How so? If you're referring to the open primary system, that doesn't mean there are no primary challengers. In a sense, it means everyone but the incumbent is a primary challenger... but more meaningfully the distinction of a primary challenger is that they belong to the same party as the incumbent, which the open primary system still admits. It might actually help: as I've pointed out before, Feinstein got well more than 2x (actually, almost 4x) any challenger in 2012 primary so democrats could have guaranteed themselves the general election if Feinstein voters had all picked a single other Democrat as an alternate and flipped a coin (... or if even half of them did so).
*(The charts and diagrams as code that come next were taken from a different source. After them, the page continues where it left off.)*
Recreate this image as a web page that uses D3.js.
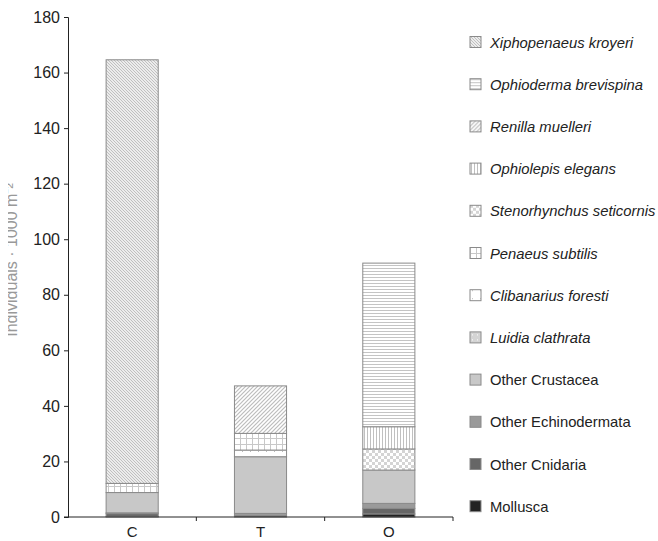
<!DOCTYPE html>
<html>
<head>
<meta charset="utf-8">
<script src="https://cdn.jsdelivr.net/npm/d3@7"></script>
<style>
  body { margin: 0; background: #fff; }
  svg { display: block; font-family: "Liberation Sans", Arial, sans-serif; }
</style>
</head>
<body>
<div id="chart"></div>
<script>
// sites on the x axis
const categories = ['C', 'T', 'O'];

// taxa, stacked bottom to top
const taxa = ['Mollusca', 'Other Cnidaria', 'Other Echinodermata', 'Other Crustacea',
  'Luidia clathrata', 'Clibanarius foresti', 'Penaeus subtilis', 'Stenorhynchus seticornis',
  'Ophiolepis elegans', 'Renilla muelleri', 'Ophioderma brevispina', 'Xiphopenaeus kroyeri'];

// which names are species (italic in the legend)
const italicTaxa = ['Luidia clathrata', 'Clibanarius foresti', 'Penaeus subtilis',
  'Stenorhynchus seticornis', 'Ophiolepis elegans', 'Renilla muelleri',
  'Ophioderma brevispina', 'Xiphopenaeus kroyeri'];

// individuals per 1000 m2, values for C, T, O
const mollusca      = [0.2, 0.0, 1.1];
const otherCnidaria = [1.0, 0.5, 2.0];
const otherEchino   = [0.3, 0.8, 1.8];
const otherCrust    = [7.3, 20.4, 12.0];
const luidia        = [0.0, 0.0, 0.0];
const clibanarius   = [0.0, 2.4, 0.0];
const penaeus       = [3.3, 6.0, 0.0];
const stenorhynchus = [0.0, 0.0, 7.6];
const ophiolepis    = [0.0, 0.0, 8.0];
const renilla       = [0.0, 17.1, 0.0];
const ophioderma    = [0.0, 0.0, 58.9];
const xiphopenaeus  = [152.5, 0.0, 0.0];

const yTicks = [0, 20, 40, 60, 80, 100, 120, 140, 160, 180];

const seriesValues = [mollusca, otherCnidaria, otherEchino, otherCrust, luidia, clibanarius,
  penaeus, stenorhynchus, ophiolepis, renilla, ophioderma, xiphopenaeus];

// table for d3.stack
const table = categories.map((c, i) => {
  const row = {cat: c};
  taxa.forEach((t, j) => row[t] = seriesValues[j][i]);
  return row;
});

const W = 658, H = 541;
const svg = d3.select('#chart').append('svg').attr('width', W).attr('height', H);
const defs = svg.append('defs');

// fill patterns
function linePattern(id, size, lines, bg, col, sw) {
  const p = defs.append('pattern').attr('id', id).attr('patternUnits', 'userSpaceOnUse')
    .attr('width', size).attr('height', size);
  p.append('rect').attr('width', size).attr('height', size).attr('fill', bg);
  lines.forEach(l => p.append('line').attr('x1', l[0]).attr('y1', l[1]).attr('x2', l[2]).attr('y2', l[3])
    .attr('stroke', col).attr('stroke-width', sw));
}
linePattern('p-xipho', 3, [[-1, -1, 4, 4], [-1, 2, 1, 4], [2, -1, 4, 1]], '#fff', '#bdbdbd', 1.1);
linePattern('p-ophioderma', 3, [[0, 1.5, 3, 1.5]], '#fff', '#c4c4c4', 1);
linePattern('p-renilla', 4, [[-1, 5, 5, -1], [-1, 1, 1, -1], [3, 5, 5, 3]], '#fff', '#bdbdbd', 1.2);
linePattern('p-ophiolepis', 3, [[1.5, 0, 1.5, 3]], '#fff', '#c0c0c0', 1);
linePattern('p-penaeus', 6, [[0, 0.5, 6, 0.5], [0.5, 0, 0.5, 6]], '#fff', '#c8c8c8', 1);
(function () {
  const p = defs.append('pattern').attr('id', 'p-steno').attr('patternUnits', 'userSpaceOnUse')
    .attr('width', 6).attr('height', 6);
  p.append('rect').attr('width', 6).attr('height', 6).attr('fill', '#fff');
  p.append('rect').attr('width', 3).attr('height', 3).attr('fill', '#d4d4d4');
  p.append('rect').attr('x', 3).attr('y', 3).attr('width', 3).attr('height', 3).attr('fill', '#d4d4d4');
  const q = defs.append('pattern').attr('id', 'p-clib').attr('patternUnits', 'userSpaceOnUse')
    .attr('width', 8).attr('height', 8);
  q.append('rect').attr('width', 8).attr('height', 8).attr('fill', '#fff');
  q.append('rect').attr('x', 2).attr('y', 3).attr('width', 1).attr('height', 1).attr('fill', '#bbb');
  const r = defs.append('pattern').attr('id', 'p-luidia').attr('patternUnits', 'userSpaceOnUse')
    .attr('width', 5).attr('height', 5);
  r.append('rect').attr('width', 5).attr('height', 5).attr('fill', '#d4d4d4');
  r.append('rect').attr('x', 2).attr('y', 2).attr('width', 1).attr('height', 1).attr('fill', '#fff');
})();

const fills = {
  'Mollusca': '#222',
  'Other Cnidaria': '#666',
  'Other Echinodermata': '#9a9a9a',
  'Other Crustacea': '#c8c8c8',
  'Luidia clathrata': 'url(#p-luidia)',
  'Clibanarius foresti': 'url(#p-clib)',
  'Penaeus subtilis': 'url(#p-penaeus)',
  'Stenorhynchus seticornis': 'url(#p-steno)',
  'Ophiolepis elegans': 'url(#p-ophiolepis)',
  'Renilla muelleri': 'url(#p-renilla)',
  'Ophioderma brevispina': 'url(#p-ophioderma)',
  'Xiphopenaeus kroyeri': 'url(#p-xipho)'
};

const x = d3.scaleBand().domain(categories).range([68, 453]).paddingInner(0.594).paddingOuter(0.297);
const y = d3.scaleLinear().domain([0, 180]).range([517, 17]);

const stacked = d3.stack().keys(taxa)(table);

// bars
const layers = svg.append('g').selectAll('g').data(stacked).join('g')
  .attr('fill', d => fills[d.key]);
layers.selectAll('rect').data(d => d.filter(s => s[1] - s[0] > 0)).join('rect')
  .attr('x', d => x(d.data.cat))
  .attr('width', x.bandwidth())
  .attr('y', d => y(d[1]))
  .attr('height', d => y(d[0]) - y(d[1]))
  .attr('stroke', '#8a8a8a')
  .attr('stroke-width', 1);

// y axis
const yAxis = d3.axisLeft(y).tickValues(yTicks).tickSize(4).tickPadding(4);
const yg = svg.append('g').attr('transform', 'translate(68,0)').call(yAxis);
yg.select('.domain').attr('stroke', '#222');
yg.selectAll('.tick line').attr('stroke', '#222');
yg.selectAll('text').attr('font-size', 16).attr('fill', '#222')
  .attr('font-family', '"Liberation Sans", Arial, sans-serif');

// x axis: baseline with tick marks at band boundaries
const xg = svg.append('g');
xg.append('line').attr('x1', 64).attr('x2', x.range()[1]).attr('y1', y(0)).attr('y2', y(0))
  .attr('stroke', '#222');
const bounds = categories.map(c => x(c) + x.bandwidth() + x.step() * x.paddingOuter());
xg.selectAll('line.tk').data(bounds).join('line').attr('class', 'tk')
  .attr('x1', d => d).attr('x2', d => d).attr('y1', y(0)).attr('y2', y(0) + 4)
  .attr('stroke', '#222');
xg.selectAll('text').data(categories).join('text')
  .attr('x', d => x(d) + x.bandwidth() / 2).attr('y', 537)
  .attr('text-anchor', 'middle').attr('font-size', 15).attr('fill', '#222')
  .text(d => d);

// y axis title (clipped at the left edge, as in the source)
svg.append('clipPath').attr('id', 'ytclip').append('rect')
  .attr('x', 8).attr('y', 0).attr('width', 20).attr('height', H);
svg.append('g').attr('clip-path', 'url(#ytclip)')
  .append('text')
  .attr('transform', 'translate(17,260) rotate(-90)')
  .attr('text-anchor', 'middle').attr('font-size', 16).attr('fill', '#999')
  .text('Individuals · 1000 m⁻²');

// legend, top entry is the top of the stack
const legendOrder = taxa.slice().reverse();
const lg = svg.append('g').selectAll('g').data(legendOrder).join('g')
  .attr('transform', (d, i) => `translate(470,${42 + i * 42.2})`);
lg.append('rect').attr('x', 0).attr('y', -5.5).attr('width', 11).attr('height', 11)
  .attr('fill', d => fills[d]).attr('stroke', '#8a8a8a');
lg.append('text').attr('x', 20).attr('y', 5.5).attr('fill', '#222')
  .attr('font-size', 14.8)
  .attr('font-style', d => italicTaxa.includes(d) ? 'italic' : 'normal')
  .text(d => d);
</script>
</body>
</html>
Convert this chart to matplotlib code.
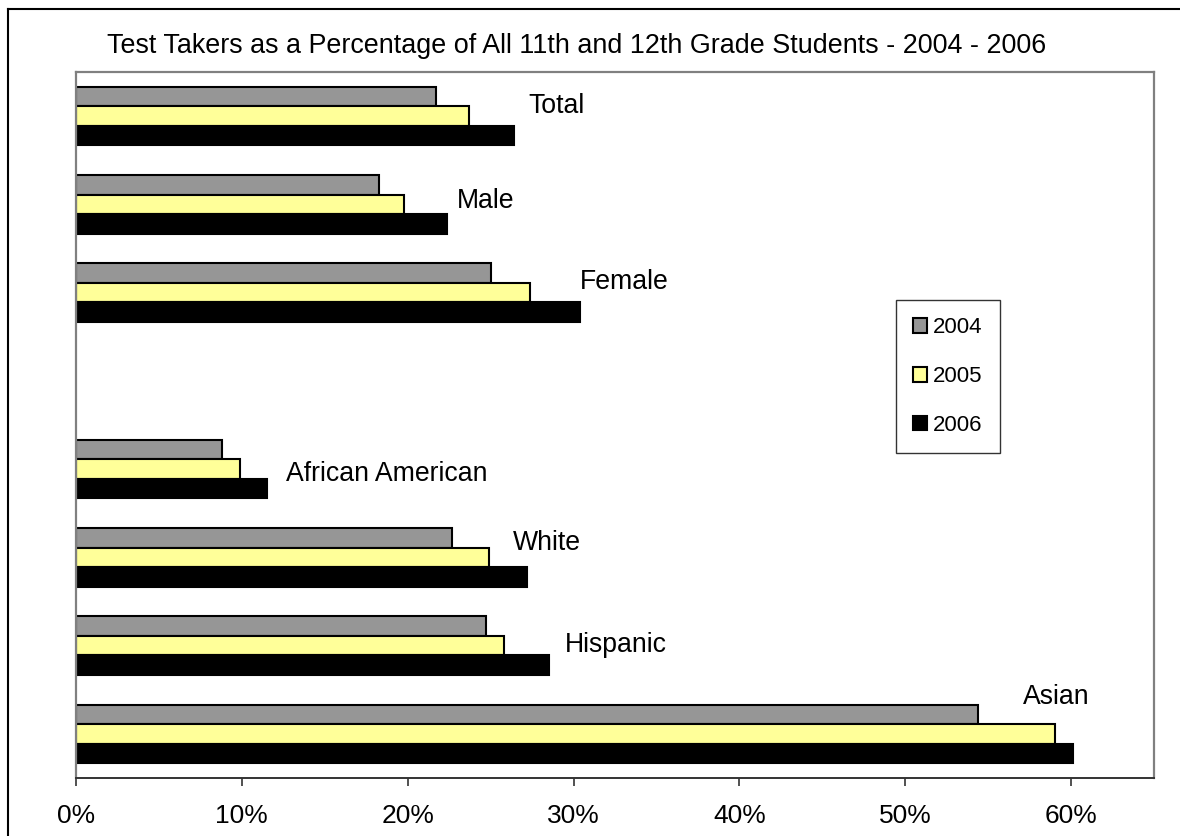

> How so? If you're referring to the open primary system, that doesn't mean there are no primary challengers. In a sense, it means everyone but the incumbent is a primary challenger
It means "primary challenge" (which refers to an intra-party run in a partisan primary with a segregated pool of cnadidates) is a meaningless distinction when running against someone, since any time you run for an office, it means running in the general, non-partisan pool of candidates in the "primary" election.
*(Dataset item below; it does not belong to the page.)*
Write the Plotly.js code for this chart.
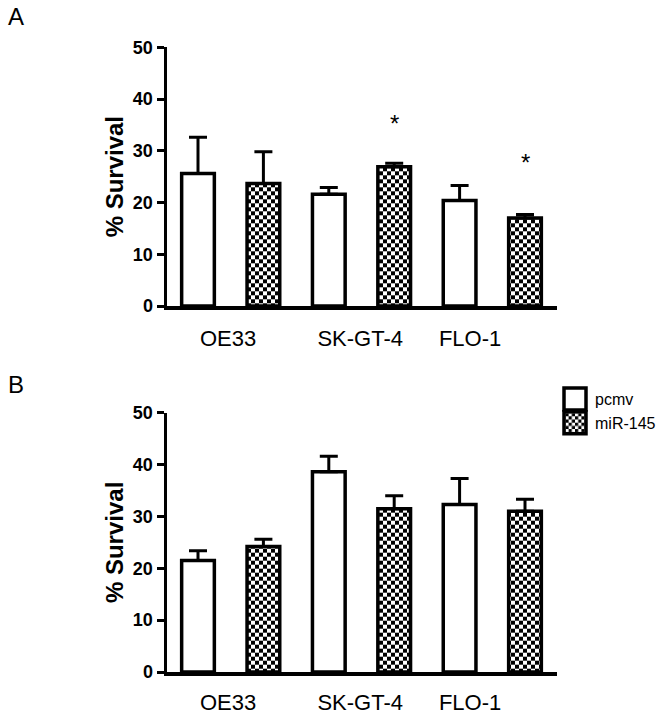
<!DOCTYPE html>
<html>
<head>
<meta charset="utf-8">
<script src="https://cdn.plot.ly/plotly-3.0.1.min.js"></script>
<style>
html,body{margin:0;padding:0;background:#fff;}
#chart{width:665px;height:715px;}
</style>
</head>
<body>
<div id="chart"></div>
<script>
// ---- data ----
var categories = ["OE33", "SK-GT-4", "FLO-1"];
var seriesNames = ["pcmv", "miR-145"];

// Panel A
var A_pcmv = [25.6, 21.6, 20.4];
var A_pcmv_err = [7.0, 1.3, 2.9];
var A_mir = [23.7, 26.9, 17.0];
var A_mir_err = [6.1, 0.7, 0.7];
var A_mir_sig = ["", "*", "*"];
var A_sigY = [0, 36.0, 28.5];

// Panel B
var B_pcmv = [21.5, 38.6, 32.3];
var B_pcmv_err = [1.9, 3.0, 5.0];
var B_mir = [24.2, 31.5, 31.0];
var B_mir_err = [1.4, 2.5, 2.3];

var yTicks = [0, 10, 20, 30, 40, 50];
var catTickPos = [0.46, 2.48, 4.16];

// ---- build ----
var xP = categories.map(function(c, i){ return 2*i; });
var xM = categories.map(function(c, i){ return 2*i + 1; });
var zeros = categories.map(function(){ return 0; });

var lineW = 3.5;
var barW = 0.5;

function barTrace(x, y, err, name, patterned, xa, ya, showleg){
  var t = {
    type: 'bar', x: x, y: y, name: name, width: barW,
    xaxis: xa, yaxis: ya, showlegend: showleg, legendgroup: name,
    marker: {color: 'white', line: {color: 'black', width: lineW}},
    error_y: {type: 'data', array: err, arrayminus: zeros, symmetric: false,
              color: 'black', thickness: 3, width: 9},
    hoverinfo: 'x+y'
  };
  if (patterned) {
    t.marker.pattern = {shape: '.', size: 8, solidity: 0.5, fgcolor: 'black', bgcolor: 'white', fillmode: 'replace'};
  }
  return t;
}

var data = [
  barTrace(xP, A_pcmv, A_pcmv_err, seriesNames[0], false, 'x', 'y', false),
  barTrace(xM, A_mir, A_mir_err, seriesNames[1], true, 'x', 'y', false),
  barTrace(xP, B_pcmv, B_pcmv_err, seriesNames[0], false, 'x2', 'y2', true),
  barTrace(xM, B_mir, B_mir_err, seriesNames[1], true, 'x2', 'y2', true)
];

var font = 'Liberation Sans, Arial, sans-serif';
var xDomain = [167/665, 557/665];
var xRange = [(167-198)/65.4, (557-198)/65.4];

function xAxis(anchor, standoff){
  return {
    domain: xDomain, range: xRange, anchor: anchor,
    showgrid: false, zeroline: false, showline: true, linecolor: 'black', linewidth: lineW,
    tickmode: 'array', tickvals: catTickPos, ticktext: categories,
    ticks: '', ticklabelstandoff: standoff,
    tickfont: {family: font, size: 22, color: 'black'}
  };
}
function yAxis(anchor, domain){
  return {
    domain: domain, range: [0, 50], anchor: anchor,
    showgrid: false, zeroline: false, showline: true, linecolor: 'black', linewidth: lineW,
    tickmode: 'array', tickvals: yTicks,
    ticks: 'outside', ticklen: 7, tickwidth: 3, tickcolor: 'black',
    tickfont: {family: font, size: 18, color: 'black', weight: 'bold'},
    title: {text: '% Survival', font: {family: font, size: 24, color: 'black', weight: 'bold'}, standoff: 3}
  };
}

var annotations = [
  {text: 'A', xref: 'paper', yref: 'paper', x: 6/665, y: 1 - 1/715, xanchor: 'left', yanchor: 'top',
   showarrow: false, font: {family: font, size: 24, color: 'black'}},
  {text: 'B', xref: 'paper', yref: 'paper', x: 6/665, y: 1 - 369/715, xanchor: 'left', yanchor: 'top',
   showarrow: false, font: {family: font, size: 24, color: 'black'}}
];
A_mir_sig.forEach(function(s, i){
  if (s) {
    annotations.push({text: s, x: xM[i], y: A_sigY[i], xref: 'x', yref: 'y',
      showarrow: false, xanchor: 'center', yanchor: 'middle', yshift: -4,
      font: {family: font, size: 24, color: 'black'}});
  }
});

var layout = {
  width: 665, height: 715,
  margin: {l: 0, r: 0, t: 0, b: 0},
  paper_bgcolor: 'white', plot_bgcolor: 'white',
  barmode: 'overlay',
  font: {family: font, color: 'black'},
  xaxis: xAxis('y', 10),
  yaxis: yAxis('x', [1 - 306/715, 1 - 47.3/715]),
  xaxis2: xAxis('y2', 8),
  yaxis2: yAxis('x2', [1 - 672/715, 1 - 412.7/715]),
  showlegend: true,
  legend: {x: 555/665, y: 1 - 382/715, xanchor: 'left', yanchor: 'top',
           font: {family: font, size: 16, color: 'black'}, bgcolor: 'rgba(0,0,0,0)',
           tracegroupgap: 0},
  annotations: annotations
};

function checker(){
  var ns = 'http://www.w3.org/2000/svg';
  document.querySelectorAll('#chart pattern').forEach(function(p){
    p.setAttribute('width', 8); p.setAttribute('height', 8);
    while (p.firstChild) p.removeChild(p.firstChild);
    [[0,0,8,8,'white'],[0,0,4,4,'black'],[4,4,4,4,'black']].forEach(function(r){
      var e = document.createElementNS(ns, 'rect');
      e.setAttribute('x', r[0]); e.setAttribute('y', r[1]);
      e.setAttribute('width', r[2]); e.setAttribute('height', r[3]);
      e.setAttribute('fill', r[4]);
      p.appendChild(e);
    });
  });
  document.querySelectorAll('#chart .legend .legendpoints path').forEach(function(pth){
    pth.setAttribute('d', 'M11,11H-11V-11H11Z');
    pth.style.strokeWidth = '3.5px';
  });
}

Plotly.newPlot('chart', data, layout, {staticPlot: true}).then(checker);
</script>
</body>
</html>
I think it's clear that what was meant was "You'd have to be a Democrat to have much access to many of the votes that have been going to Feinstein, and you'd need access to those to win". Again, same party as the incumbent being the salient feature. If you want to assert it no longer quite fits, I'm on board; I don't agree that it's fair to call it "a meaningless phrase".
Given that its California, "primary challenge" is a meaningless phrase for anything but a Presidential race.